Taylor’s “Before This World,” sold 97,000 albums last week, topping the Billboard 200 chart and edging out Taylor Swift’s “1989,” which sat at No. 2 on the same chart.

Although Taylor has been wildly popular and influential for decades, arriving on the scene in 1970 with his warm guitar playing and soft voice, he never had a No. 1 album until now. With “Before This World” coming 45 years after his first album made Billboard’s list, Taylor is now the artist with the second longest span between his Billboard chart debut and having the top album. Only Tony Bennett waited longer, according to Billboard — 54 years from 1957 to 2011.

Still, Taylor has hit the top-10 album charts with 11 previous albums, according to Billboard, and had 21 top-100 songs.

Taylor’s first album, “Sweet Baby James,” was recorded with Apple Records, the label of the Beatles, and he was the first artist to sign with the label.
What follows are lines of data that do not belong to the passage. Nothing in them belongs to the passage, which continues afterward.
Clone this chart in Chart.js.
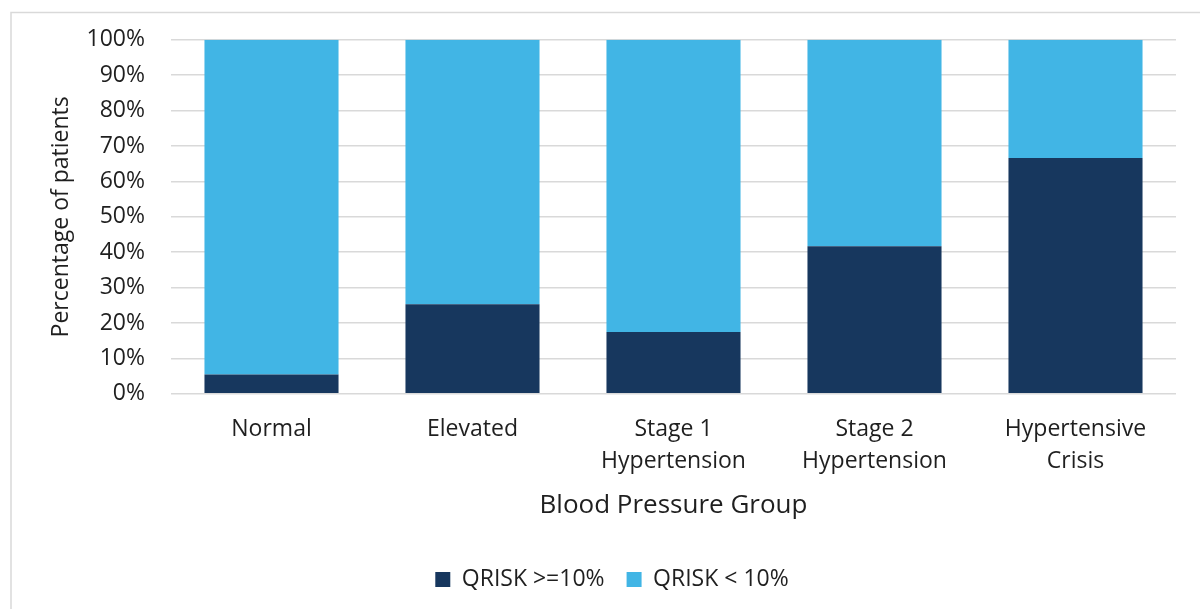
<!DOCTYPE html>
<html>
<head>
<meta charset="utf-8">
<script src="https://cdn.jsdelivr.net/npm/chart.js@4"></script>
<style>
  html, body { margin: 0; padding: 0; background: #fff; }
  #wrap { width: 1200px; height: 609px; position: relative; }
</style>
</head>
<body>
<div id="wrap"><canvas id="bpChart" width="1200" height="609"></canvas></div>
<script>
const groups = ['Normal', 'Elevated', ['Stage 1', 'Hypertension'], ['Stage 2', 'Hypertension'], ['Hypertensive', 'Crisis']];
const qriskHigh = [5.5, 25.3, 17.5, 41.7, 66.6];
const qriskLow = [94.5, 74.7, 82.5, 58.3, 33.4];
const yTicks = [0, 10, 20, 30, 40, 50, 60, 70, 80, 90, 100];

const textColor = '#1f1f1f';
const fontFamily = '"Open Sans", "Noto Sans", sans-serif';

// light frame around the chart area, like the exported chart
const framePlugin = {
    id: 'frame',
    beforeDraw(chart) {
        const ctx = chart.ctx;
        ctx.save();
        ctx.fillStyle = '#fff';
        ctx.fillRect(0, 0, chart.width, chart.height);
        ctx.strokeStyle = '#d9d9d9';
        ctx.lineWidth = 1.5;
        ctx.strokeRect(11, 12.5, 1300, 700);
        ctx.restore();
    }
};

const ctx = document.getElementById('bpChart').getContext('2d');
new Chart(ctx, {
    type: 'bar',
    data: {
        labels: groups,
        datasets: [{
            label: 'QRISK >=10%',
            data: qriskHigh,
            backgroundColor: '#17375E',
            borderWidth: 0
        }, {
            label: 'QRISK < 10%',
            data: qriskLow,
            backgroundColor: '#41B5E5',
            borderWidth: 0
        }]
    },
    options: {
        responsive: false,
        animation: false,
        layout: { padding: { top: 39, left: 48, right: 24, bottom: 8 } },
        datasets: {
            bar: { categoryPercentage: 1, barPercentage: 0.667 }
        },
        plugins: {
            legend: {
                position: 'bottom',
                labels: {
                    boxWidth: 15,
                    boxHeight: 15,
                    padding: 22,
                    color: textColor,
                    font: { family: fontFamily, size: 23 }
                }
            },
            tooltip: { enabled: false }
        },
        scales: {
            x: {
                stacked: true,
                grid: { display: false },
                border: { display: false },
                ticks: {
                    color: textColor,
                    maxRotation: 0,
                    padding: 12,
                    font: { family: fontFamily, size: 23, lineHeight: 1.39 }
                },
                title: {
                    display: true,
                    text: 'Blood Pressure Group',
                    color: textColor,
                    padding: { top: 0, bottom: 25 },
                    font: { family: fontFamily, size: 26 }
                }
            },
            y: {
                stacked: true,
                min: 0,
                max: 100,
                afterBuildTicks(axis) {
                    axis.ticks = yTicks.map(v => ({ value: v }));
                },
                afterFit(axis) {
                    axis.width = 123;
                },
                grid: { color: '#d9d9d9', lineWidth: 1.5, drawTicks: false },
                border: { display: false },
                ticks: {
                    color: textColor,
                    padding: 26,
                    callback: v => v + '%',
                    font: { family: fontFamily, size: 23 }
                },
                title: {
                    display: true,
                    text: 'Percentage of patients',
                    color: textColor,
                    padding: { top: 0, bottom: 10 },
                    font: { family: fontFamily, size: 23 }
                }
            }
        }
    },
    plugins: [framePlugin]
});
</script>
</body>
</html>
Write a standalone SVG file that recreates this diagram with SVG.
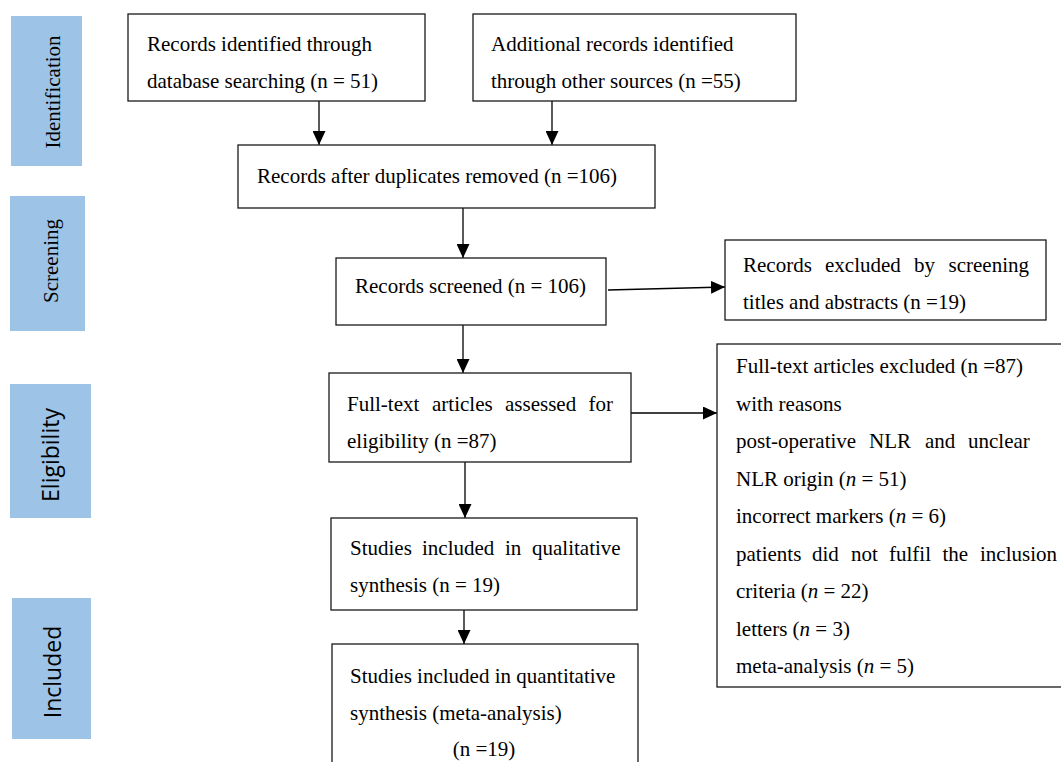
<svg xmlns="http://www.w3.org/2000/svg" width="1061" height="762" viewBox="0 0 1061 762">
<defs>
<style>
.box{fill:#fff;stroke:#1a1a1a;stroke-width:1.3}
.side{fill:#9DC3E6}
.t{font-family:"Liberation Serif","Times New Roman",serif;font-size:21px;fill:#000}
.s{font-family:"Open Sans","Liberation Sans",sans-serif;font-size:23px;fill:#000}
.c{stroke:#000;stroke-width:1.3;fill:none;marker-end:url(#ah)}
</style>
<marker id="ah" viewBox="0 0 14 13" refX="14" refY="6.5" markerWidth="14" markerHeight="13" markerUnits="userSpaceOnUse" orient="auto">
<path d="M0,0 L14,6.5 L0,13 Z" fill="#000"/>
</marker>
</defs>
<rect width="1061" height="762" fill="#fff"/>

<g id="stage-identification">
<rect class="side" x="11" y="16" width="71" height="150"/>
<text class="t" transform="translate(60,92) rotate(-90)" text-anchor="middle" font-size="20">Identification</text>
</g>
<g id="stage-screening">
<rect class="side" x="10" y="196" width="75" height="135"/>
<text class="t" transform="translate(58,261) rotate(-90)" text-anchor="middle" font-size="20">Screening</text>
</g>
<g id="stage-eligibility">
<rect class="side" x="10" y="384" width="81" height="134"/>
<text class="s" transform="translate(59,455) rotate(-90)" text-anchor="middle">Eligibility</text>
</g>
<g id="stage-included">
<rect class="side" x="12" y="598" width="79" height="141"/>
<text class="s" transform="translate(61,672) rotate(-90)" text-anchor="middle" font-size="25">Included</text>
</g>

<g id="connectors">
<line class="c" x1="319" y1="101" x2="319" y2="145"/>
<line class="c" x1="552" y1="101" x2="552" y2="145"/>
<line class="c" x1="463" y1="208" x2="463" y2="258"/>
<line class="c" x1="608" y1="290" x2="725" y2="287"/>
<line class="c" x1="463" y1="325" x2="463" y2="373"/>
<line class="c" x1="631" y1="413" x2="717" y2="413"/>
<line class="c" x1="465" y1="462" x2="465" y2="518"/>
<line class="c" x1="464" y1="610" x2="464" y2="644"/>
</g>

<g id="n1">
<rect class="box" x="128" y="14" width="297" height="87"/>
<text class="t" x="147" y="51">Records identified through</text>
<text class="t" x="147" y="88">database searching (n = 51)</text>
</g>
<g id="n2">
<rect class="box" x="473" y="14" width="323" height="87"/>
<text class="t" x="491" y="51">Additional records identified</text>
<text class="t" x="491" y="88">through other sources (n =55)</text>
</g>
<g id="n3">
<rect class="box" x="238" y="145" width="417" height="63"/>
<text class="t" x="257" y="183">Records after duplicates removed (n =106)</text>
</g>
<g id="n4">
<rect class="box" x="336" y="258" width="270" height="67"/>
<text class="t" x="355" y="293">Records screened (n = 106)</text>
</g>
<g id="n5">
<rect class="box" x="725" y="240" width="321" height="80"/>
<text class="t" y="272"><tspan x="743">Records</tspan><tspan x="825">excluded</tspan><tspan x="914">by</tspan><tspan x="948.5">screening</tspan></text>
<text class="t" x="743" y="309">titles and abstracts (n =19)</text>
</g>
<g id="n6">
<rect class="box" x="329" y="373" width="302" height="89"/>
<text class="t" y="411"><tspan x="347">Full-text</tspan><tspan x="432">articles</tspan><tspan x="505">assessed</tspan><tspan x="588.5">for</tspan></text>
<text class="t" x="347" y="448">eligibility (n =87)</text>
</g>
<g id="n7">
<rect class="box" x="717" y="344" width="360" height="343"/>
<text class="t" x="736" y="373">Full-text articles excluded (n =87)</text>
<text class="t" x="736" y="411">with reasons</text>
<text class="t" y="448"><tspan x="736">post-operative</tspan><tspan x="869">NLR</tspan><tspan x="925">and</tspan><tspan x="968">unclear</tspan></text>
<text class="t" x="736" y="486">NLR origin (<tspan font-style="italic">n</tspan> = 51)</text>
<text class="t" x="736" y="523">incorrect markers (<tspan font-style="italic">n</tspan> = 6)</text>
<text class="t" y="561"><tspan x="736">patients</tspan><tspan x="812">did</tspan><tspan x="851">not</tspan><tspan x="889">fulfil</tspan><tspan x="942.5">the</tspan><tspan x="980">inclusion</tspan></text>
<text class="t" x="736" y="598">criteria (<tspan font-style="italic">n</tspan> = 22)</text>
<text class="t" x="736" y="636">letters (<tspan font-style="italic">n</tspan> = 3)</text>
<text class="t" x="736" y="673">meta-analysis (<tspan font-style="italic">n</tspan> = 5)</text>
</g>
<g id="n8">
<rect class="box" x="331" y="518" width="306" height="92"/>
<text class="t" y="555"><tspan x="350">Studies</tspan><tspan x="422">included</tspan><tspan x="505">in</tspan><tspan x="532">qualitative</tspan></text>
<text class="t" x="350" y="592">synthesis (n = 19)</text>
</g>
<g id="n9">
<rect class="box" x="332" y="644" width="306" height="130"/>
<text class="t" x="350" y="683">Studies included in quantitative</text>
<text class="t" x="350" y="720">synthesis (meta-analysis)</text>
<text class="t" x="484" y="756" text-anchor="middle">(n =19)</text>
</g>
</svg>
On NBC’s “Late Night With Seth Meyers,” Taylor recently recalled being “clinically nervous” when his friend told him he got him an audition with Paul McCartney and George Harrison: “He told me that about an hour before it was going to happen,” Taylor said. “Otherwise, I wouldn’t have slept for a week if it had been a week ahead.”

Rolling Stone calls Taylor the “archetypal sensitive singer/songwriter of the Seventies” and his new work stays true to the title. Sting and Yo-Yo Ma also appear on “Before This World.” Taylor even pays tribute to his hometown Boston Red Sox in the song “Angels of Fenway.”

“The simplicity of the music matches Taylor’s nostalgic mood,” wrote David Browne in his review for Rolling Stone. “With its renewed focus on his voice and guitar — both miraculously unscarred by time and excess — ‘Before This World’ is the most direct studio record he has made in many years.”